Is Jesus Real (to You)? (Daniel Remix)

(Daniel 2)

There’s a moment in Daniel 2 that feels painfully familiar.

The king has a dream.
A disturbing one.
The kind that won’t let him sleep, won’t let him function, won’t let him move on.

And he wants answers.

Not just interpretations.
Not just theories.
He wants certainty.

So he gathers the experts—the magicians, the enchanters, the wise men—and asks them to do the impossible.

Tell me the dream.
Then tell me what it means.

And they say what all of us say sooner or later:

“There is no one on earth who can do what the king asks.”

Exactly.

That’s the moment.
The line in the sand.
The realization that human strength, human wisdom, human control… hits a wall.
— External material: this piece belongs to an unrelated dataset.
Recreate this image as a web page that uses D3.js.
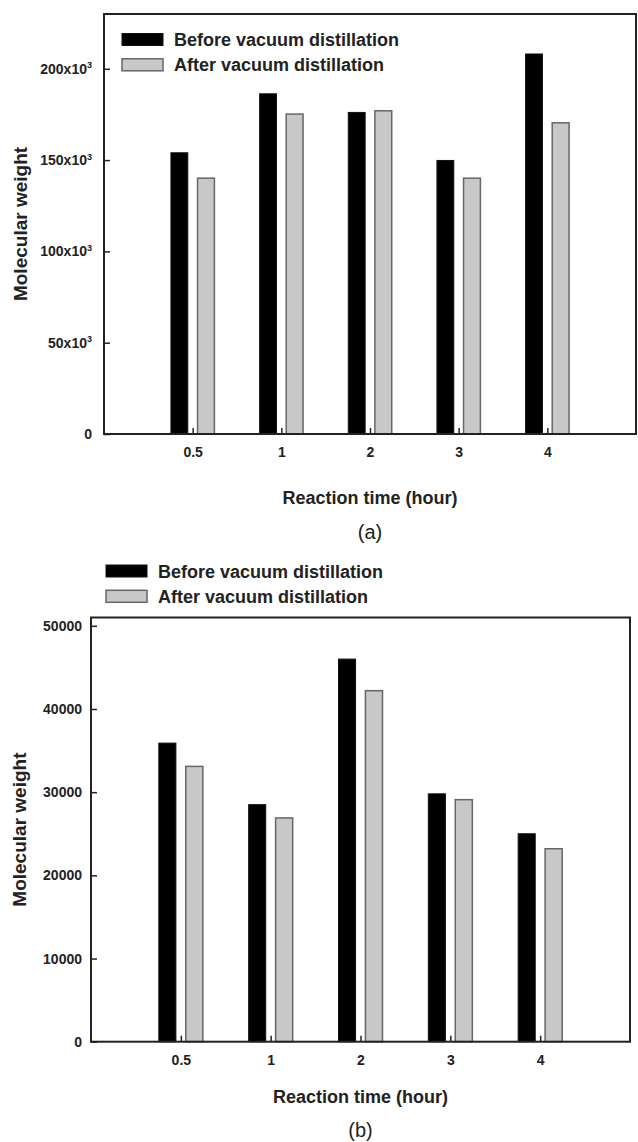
<!DOCTYPE html>
<html>
<head>
<meta charset="utf-8">
<script src="https://cdn.jsdelivr.net/npm/d3@7"></script>
<style>
  body { margin: 0; background: #fff; }
  svg { display: block; font-family: "Liberation Sans", Arial, sans-serif; }
</style>
</head>
<body>
<div id="chart"></div>
<script>
// reaction time categories (same for both panels)
var categories = ["0.5", "1", "2", "3", "4"];

// panel (a)
var beforeA = [154000, 186300, 176100, 149800, 208100];
var afterA = [140100, 175200, 177000, 140100, 170400];
var yTicksA = [0, 50000, 100000, 150000, 200000];

// panel (b)
var beforeB = [35900, 28500, 46000, 29800, 25000];
var afterB = [33100, 26900, 42200, 29100, 23200];
var yTicksB = [0, 10000, 20000, 30000, 40000, 50000];

var seriesNames = ["Before vacuum distillation", "After vacuum distillation"];

var svgWidth = 638;
var svgHeight = 1142;

var svg = d3.select("#chart")
    .append("svg")
    .attr("width", svgWidth)
    .attr("height", svgHeight);

// draws one bar panel inside the given box
function drawPanel(p) {
    var g = svg.append("g")
        .attr("transform", `translate(${p.left}, ${p.top})`);

    var width = p.right - p.left;
    var height = p.bottom - p.top;

    var xScale = d3.scaleLinear().domain([0, 6]).range([0, width]);
    var yScale = d3.scaleLinear().domain([0, p.yMax]).range([height, 0]);

    var barW = 0.19;
    var rows = categories.map(function (c, i) {
        return { idx: i + 1, before: p.before[i], after: p.after[i] };
    });

    // before bars (black)
    g.selectAll(".bar-before")
        .data(rows)
        .enter()
        .append("rect")
        .attr("x", d => xScale(d.idx - 0.15 - barW / 2))
        .attr("y", d => yScale(d.before))
        .attr("width", xScale(barW) - xScale(0))
        .attr("height", d => height - yScale(d.before))
        .attr("fill", "#000")
        .attr("stroke", "#111")
        .attr("stroke-width", 1);

    // after bars (grey)
    g.selectAll(".bar-after")
        .data(rows)
        .enter()
        .append("rect")
        .attr("x", d => xScale(d.idx + 0.15 - barW / 2))
        .attr("y", d => yScale(d.after))
        .attr("width", xScale(barW) - xScale(0))
        .attr("height", d => height - yScale(d.after))
        .attr("fill", "#c8c8c8")
        .attr("stroke", "#666")
        .attr("stroke-width", 1.5);

    // x axis, ticks pointing inward
    var xAxis = d3.axisBottom(xScale)
        .tickValues([1, 2, 3, 4, 5])
        .tickFormat(i => categories[i - 1])
        .tickSizeInner(-6)
        .tickSizeOuter(0)
        .tickPadding(13.5);

    var gx = g.append("g")
        .attr("transform", `translate(0, ${height})`)
        .call(xAxis);

    // y axis, ticks pointing inward
    var yAxis = d3.axisLeft(yScale)
        .tickValues(p.yTicks)
        .tickFormat(d3.format("d"))
        .tickSizeInner(-6)
        .tickSizeOuter(0)
        .tickPadding(p.yPad);

    var gy = g.append("g").call(yAxis);

    [gx, gy].forEach(function (ax) {
        ax.select(".domain").remove();
        ax.selectAll(".tick line").attr("stroke", "#222").attr("stroke-width", 1.5);
        ax.selectAll(".tick text")
            .attr("fill", "#222")
            .attr("font-size", 14)
            .attr("font-weight", "bold");
    });

    // "x10^3" style labels for panel (a)
    if (p.sciLabels) {
        gy.selectAll(".tick text").each(function (d) {
            var t = d3.select(this);
            t.text(null);
            if (d === 0) {
                t.text("0");
                return;
            }
            t.append("tspan").text((d / 1000) + "x10");
            t.append("tspan")
                .attr("font-size", 9)
                .attr("dy", "-0.6em")
                .text("3");
        });
    }

    // frame
    g.append("rect")
        .attr("x", 0)
        .attr("y", 0)
        .attr("width", width)
        .attr("height", height)
        .attr("fill", "none")
        .attr("stroke", "#222")
        .attr("stroke-width", 2);

    // axis titles
    svg.append("text")
        .attr("transform", `translate(${p.yTitleX}, ${p.top + height / 2}) rotate(-90)`)
        .attr("text-anchor", "middle")
        .attr("dominant-baseline", "central")
        .attr("font-size", 19)
        .attr("font-weight", "bold")
        .attr("fill", "#222")
        .text("Molecular weight");

    svg.append("text")
        .attr("x", p.left + width / 2)
        .attr("y", p.xTitleY)
        .attr("text-anchor", "middle")
        .attr("font-size", 18)
        .attr("font-weight", "bold")
        .attr("fill", "#222")
        .text("Reaction time (hour)");

    svg.append("text")
        .attr("x", p.left + width / 2)
        .attr("y", p.labelY)
        .attr("text-anchor", "middle")
        .attr("font-size", 20)
        .attr("fill", "#222")
        .text(p.label);

    // legend
    var legend = svg.append("g")
        .attr("transform", `translate(${p.legendX}, ${p.legendY})`);

    seriesNames.forEach(function (name, i) {
        legend.append("rect")
            .attr("x", 0)
            .attr("y", i * 25.3)
            .attr("width", 41)
            .attr("height", 12)
            .attr("fill", i === 0 ? "#000" : "#c8c8c8")
            .attr("stroke", i === 0 ? "#111" : "#666")
            .attr("stroke-width", i === 0 ? 1 : 1.5);
        legend.append("text")
            .attr("x", 52)
            .attr("y", i * 25.3 + 12.6)
            .attr("font-size", 18)
            .attr("font-weight", "bold")
            .attr("fill", "#222")
            .text(name);
    });
}

drawPanel({
    left: 104, right: 636, top: 14, bottom: 434,
    yMax: 230000, yTicks: yTicksA, yPad: 12, sciLabels: true,
    before: beforeA, after: afterA,
    yTitleX: 20, xTitleY: 504, labelY: 539, label: "(a)",
    legendX: 122, legendY: 33.5
});

drawPanel({
    left: 91, right: 630, top: 617.5, bottom: 1041.7,
    yMax: 51000, yTicks: yTicksB, yPad: 9, sciLabels: false,
    before: beforeB, after: afterB,
    yTitleX: 19, xTitleY: 1103, labelY: 1137, label: "(b)",
    legendX: 106, legendY: 565
});
</script>
</body>
</html>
And that’s where faith begins.

Stop Relying on Your Own Strength

Daniel doesn’t panic.
He doesn’t posture.
He doesn’t pretend he has answers he doesn’t have.

He does what he can.

He gathers his friends.
He prays.
He asks God for mercy.

Daniel understands something we resist:

You are responsible for what you can do.
God is responsible for what you can’t.

Faith isn’t heroic independence.
It’s dependent courage.

Daniel shows up—but he doesn’t carry the weight of omniscience.
That belongs to God.

And when Jesus is real to you—really real—you stop acting like everything depends on you.

Because it doesn’t.

Seek Understanding—Not “Why,” But “How”

Notice what Daniel doesn’t ask.

He doesn’t demand to know why Nebuchadnezzar had the dream.
He doesn’t ask why empires rise and fall.
He doesn’t ask why power is so fragile.

Instead, God gives him the dream.

And then the interpretation.

Step by step.

Because God rarely hands out explanations in bulk.
He gives next steps.

“Why” wants a conclusion.
“How” invites participation.

How do I trust God now?
How do I speak truth here?
How do I walk into the king’s presence without fear?

Daniel moves forward with the light he’s given.

That’s faith.

Not answers.
Movement.

Ask God to Use the Situation for His Glory

When Daniel stands before the king, he could easily take credit.

He doesn’t.

He says:

“No wise man, enchanter, magician, or diviner can explain this mystery…
but there is a God in heaven who reveals mysteries.”

This is not a prayer for comfort.
This is not a grasp for control.

This is surrender.

Daniel isn’t trying to save his reputation.
He’s pointing beyond himself.

Because when Jesus is real to you, the question changes.

It’s no longer:
How do I get out of this?

It becomes:
God, what do You want to reveal through this?

Not my glory.
Not my safety.
Not my plan.

Yours.

So—
Is Jesus that real to you?

Real enough to walk forward without explanations?
Real enough to walk in the experience the how provides?
Real enough to say, “Use this—even this—for Your glory”?

Because Daniel 2 reminds us:

Faith understands we may be nowhere near a conclusion,
but we are always near to God—
the God who draws close,
the God who stays,
the God who says,
“I’m with you when you don’t understand.
I’ll show you the next step
and be right beside you as you take it.”